I looked up at him innocently,
“Have you ever loved anyone else?”
Pursing his lips, my father sat and thought. Finally, he answered, “I love you. And your sister. And our family. But I don’t think I’ve ever really loved anyone else. At least, I’ve never told anyone besides your mom that I loved her.”
Mesmerized by my parents' relationship, my blue eyes widened in bliss: “So you’ve only said I love you to mommy?”
“Yeah,’ he answered, ‘even some family I’ve never told I love them.”
“What?’ I asked, shocked, ‘Why not?”
“Well, if I don’t feel it, why would I say it? That word is reserved for the people I truly love.” My father tilted his chin and smiled down at me. I was taking it all in, and he knew that. But I brushed off my slight confusion and shot a toothy smile back at him.
“I love you daddy!” I cried as I launched myself towards his leg to hug him.
“I love you too, kiddo.”
From that conversation on, I rationed the word love very sparingly. I told my parents and sister everyday that I loved them. But, when friends would say it to me, and I went to say it back, I couldn't. I tripped over my own tongue and the word refused to come out. People on Instagram would comment ‘ILY!!’ on my feed, but all I would ever type back was a heart. The first boy to ever tell me he loved me knew I wouldn’t say it back; just saying the word around him felt wrong.
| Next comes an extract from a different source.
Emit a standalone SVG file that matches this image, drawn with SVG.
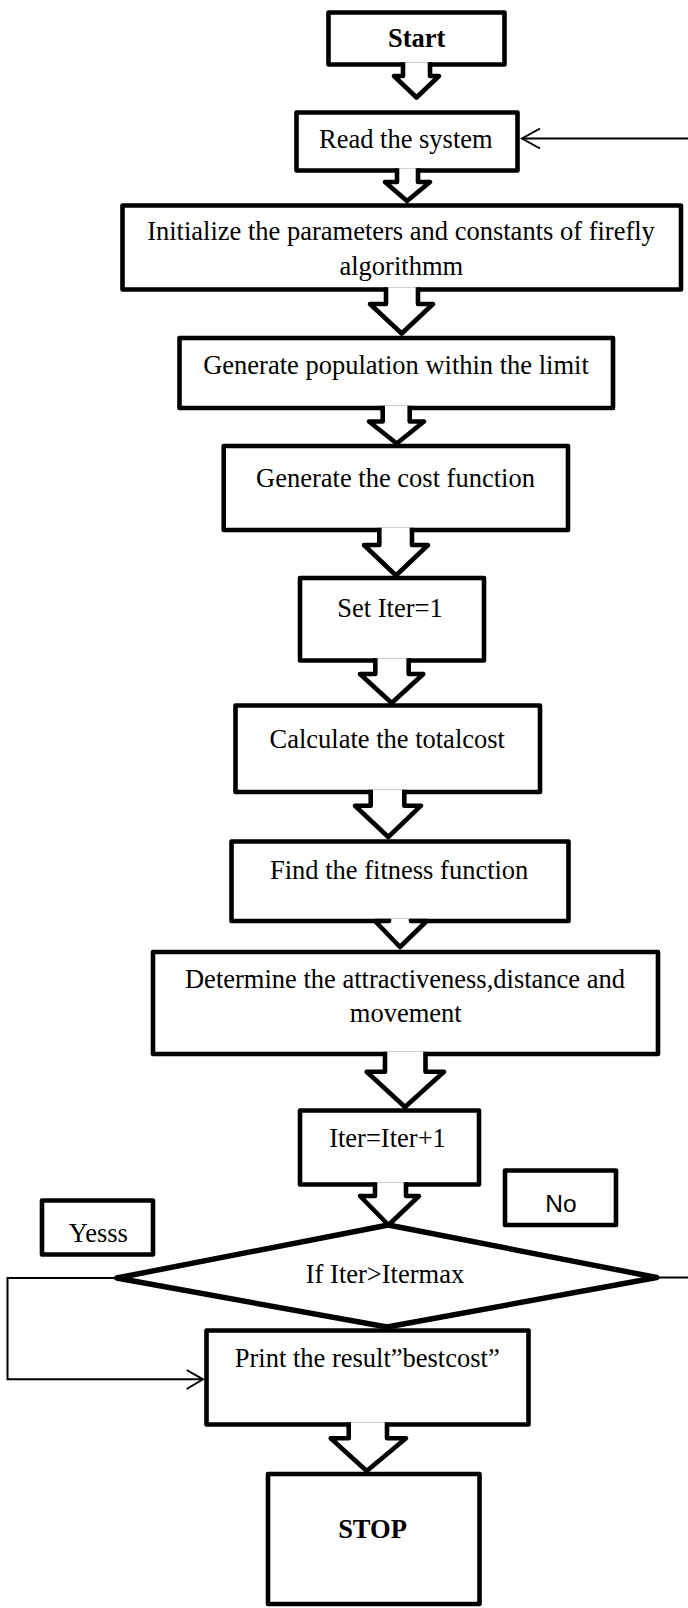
<svg xmlns="http://www.w3.org/2000/svg" width="688" height="1608" viewBox="0 0 688 1608">
<style>
.box{fill:#fff;stroke:#000;stroke-width:4.6;stroke-linejoin:round}
.lbl{fill:#fff;stroke:#000;stroke-width:4.6;stroke-linejoin:round}
.dia{fill:#fff;stroke:#000;stroke-width:5.4;stroke-linejoin:round}
.blk{fill:#fff;stroke:#000;stroke-width:4.6;stroke-linejoin:round}
.thin{fill:none;stroke:#000;stroke-width:2}
.t{font-family:"Liberation Serif","Times New Roman",serif;font-size:26.5px;fill:#000;text-anchor:middle}
.b{font-weight:bold}
.s{font-family:"Liberation Sans",Arial,sans-serif;font-size:24.5px;fill:#000;text-anchor:middle}
</style>
<rect width="688" height="1608" fill="#fff"/>

<g id="connectors">
  <line class="thin" x1="688" y1="138.5" x2="522" y2="138.5"/>
  <polyline class="thin" points="540,128.5 522,138.5 540,148.5"/>
  <line class="thin" x1="656" y1="1277.5" x2="688" y2="1277.5"/>
  <polyline class="thin" points="116.7,1278 7.5,1278 7.5,1379.3 203,1379.3"/>
  <polyline class="thin" points="186.7,1370 203,1379.3 186.7,1389"/>
</g>

<g id="n-start"><rect class="box" x="328.5" y="12.5" width="176" height="52"/><text class="t b" x="416.7" y="46.7">Start</text></g>
<g id="n-read"><rect class="box" x="296.5" y="112.5" width="221" height="58"/><text class="t" x="405.8" y="147.7">Read the system</text></g>
<g id="n-init"><rect class="box" x="122.5" y="205.5" width="558.5" height="84"/><text class="t" x="401" y="240">Initialize the parameters and constants of firefly</text><text class="t" x="401.3" y="275">algorithmm</text></g>
<g id="n-genpop"><rect class="box" x="179.5" y="338" width="433.5" height="70"/><text class="t" x="396" y="374">Generate population within the limit</text></g>
<g id="n-gencost"><rect class="box" x="223.7" y="446" width="344.3" height="84"/><text class="t" x="395.5" y="486.7">Generate the cost function</text></g>
<g id="n-setiter"><rect class="box" x="300" y="578" width="184" height="82.5"/><text class="t" x="390" y="616.7">Set Iter=1</text></g>
<g id="n-calc"><rect class="box" x="235.5" y="705.5" width="304.5" height="86.5"/><text class="t" x="387.2" y="748.3">Calculate the totalcost</text></g>
<g id="n-find"><rect class="box" x="231.5" y="841.5" width="337" height="79.5"/><text class="t" x="399.2" y="879">Find the fitness function</text></g>
<g id="n-determine"><rect class="box" x="153" y="952" width="505" height="102"/><text class="t" x="405" y="988.3">Determine the attractiveness,distance and</text><text class="t" x="405.8" y="1021.7">movement</text></g>
<g id="n-iterinc"><rect class="box" x="300" y="1110.5" width="179" height="74"/><text class="t" x="387.5" y="1147.3">Iter=Iter+1</text></g>
<g id="n-yes"><rect class="lbl" x="42" y="1200.5" width="111" height="54"/><text class="t" x="98.3" y="1241.7">Yesss</text></g>
<g id="n-no"><rect class="lbl" x="505" y="1170.5" width="111" height="54.5"/><text class="s" x="561" y="1211.7">No</text></g>
<g id="n-decision"><polygon class="dia" points="388.3,1225 656.7,1277.5 387,1327 116.7,1278"/><text class="t" x="385" y="1283.3">If Iter&gt;Itermax</text></g>
<g id="n-print"><rect class="box" x="206.5" y="1330.5" width="322" height="94"/><text class="t" x="367.2" y="1366.7">Print the result”bestcost”</text></g>
<g id="n-stop"><rect class="box" x="268" y="1474" width="211.5" height="130"/><text class="t b" x="372.5" y="1538.3">STOP</text></g>

<g id="block-arrows">
  <path class="blk" d="M403,62.2 V76 H394 L416.5,97.5 L439,76 H430 V62.2"/>
  <path class="blk" d="M397,168.2 V182 H385 L407,201 L430,182 H418 V168.2"/>
  <path class="blk" d="M386,287.2 V304 H370 L401.7,333.5 L433,304 H418 V287.2"/>
  <path class="blk" d="M382.7,405.7 V421.5 H369 L396.7,443.5 L424,421.5 H409.7 V405.7"/>
  <path class="blk" d="M379.3,527.7 V545 H364 L396,575.5 L428,545 H412 V527.7"/>
  <path class="blk" d="M375.3,658.2 V674 H360 L391.7,703 L423.3,674 H408.7 V658.2"/>
  <path class="blk" d="M370.7,789.7 V805.7 H355 L388.3,837 L421,805.7 H404.3 V789.7"/>
  <path class="blk" d="M389,918.7 V921 H375 L400,947 L426.7,921 H411 V918.7"/>
  <path class="blk" d="M385,1051.7 V1071.7 H366.7 L405,1107 L444,1071.7 H425.5 V1051.7"/>
  <path class="blk" d="M375,1182.2 V1196 H360 L388.5,1225 L419,1196 H406 V1182.2"/>
  <path class="blk" d="M348.7,1422.2 V1438.3 H330.7 L366.7,1471 L406,1438.3 H387 V1422.2"/>
</g>
</svg>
Love, in my mind, became unattainable. Love became an impossible standard. The concept was born in my head when I was untouched by the privation of life. It was born when, as a child, I believed my parents' love was the epitome of all that is good in the world; a rapturous idea that feels nothing short of ecstasy.
But this skewed perception of love that I had subsumed made it impossible to find love for myself. And now life has become a journey, to redefine love, and this time, with pragmatic standards.